The National Museum of Antarctica is unique within the European Union and is made up of three themed sites in Italy, the one in Trieste being devoted to the history of Antarctic research. The route offers the opportunity to become familar with all the features of the "White Continent" and to immerse oneself in its perennially icy environment of millions of years. The visitor is thus given the opportunity to know and "live" Antarctica and to bring with it the sensations of those who, with a spirit of adventure and courage, conquered this continent, often paying heroically with their lives in their desire to "know" .

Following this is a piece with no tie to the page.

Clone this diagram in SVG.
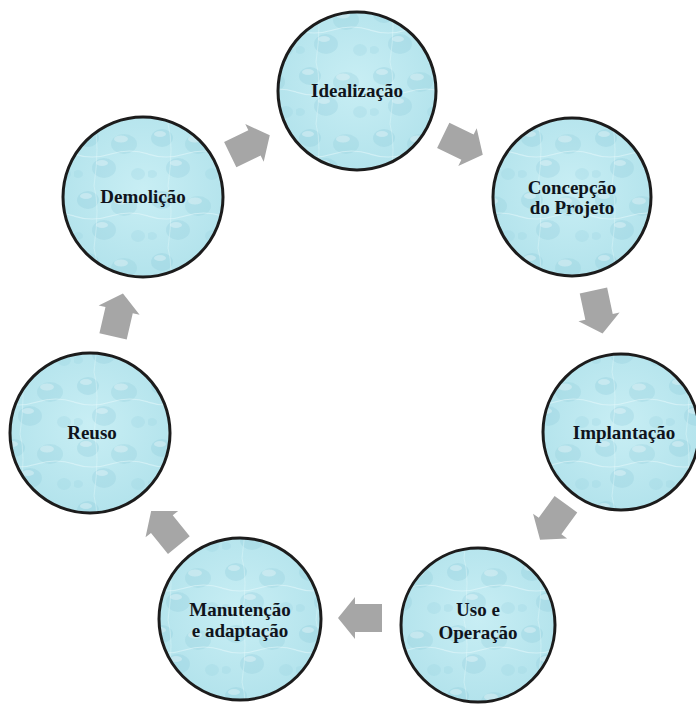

The museum consists of materials and large-scale reconstructions organized in three distinct sections:
1) historiography of Antarctica, where one can also observe some precious original historical papers;
2) the history of Antarctic exploration, with particular reference to the three pioneers of one of the most rugged and difficult conquests of humankind: Ernest Henry Shackleton, Robert Falcon Scott and Roald Amundsen;
3) Italian expeditions since the early 1900s (Giovanni Ajmone Cat, Renato Cepparo) through to the most recent ones carried out by the National Research Project in Antarctica
1. Collection of memorabilia belonging to the commander Giovanni Ajmone Cat, who in 1969 and 1973 twice reached the Antarctic in a sailing-boat, becoming the first Italian to carry out this enterprise;
2. Collection of memorabilia belonging to Renato Cepparo, who financed and organized the first Italian expedition in Antarctica (Antarctic summer 1975-1976), with the aim of getting Italy into the group of states going to make up the signatories to the Antarctic Treaty.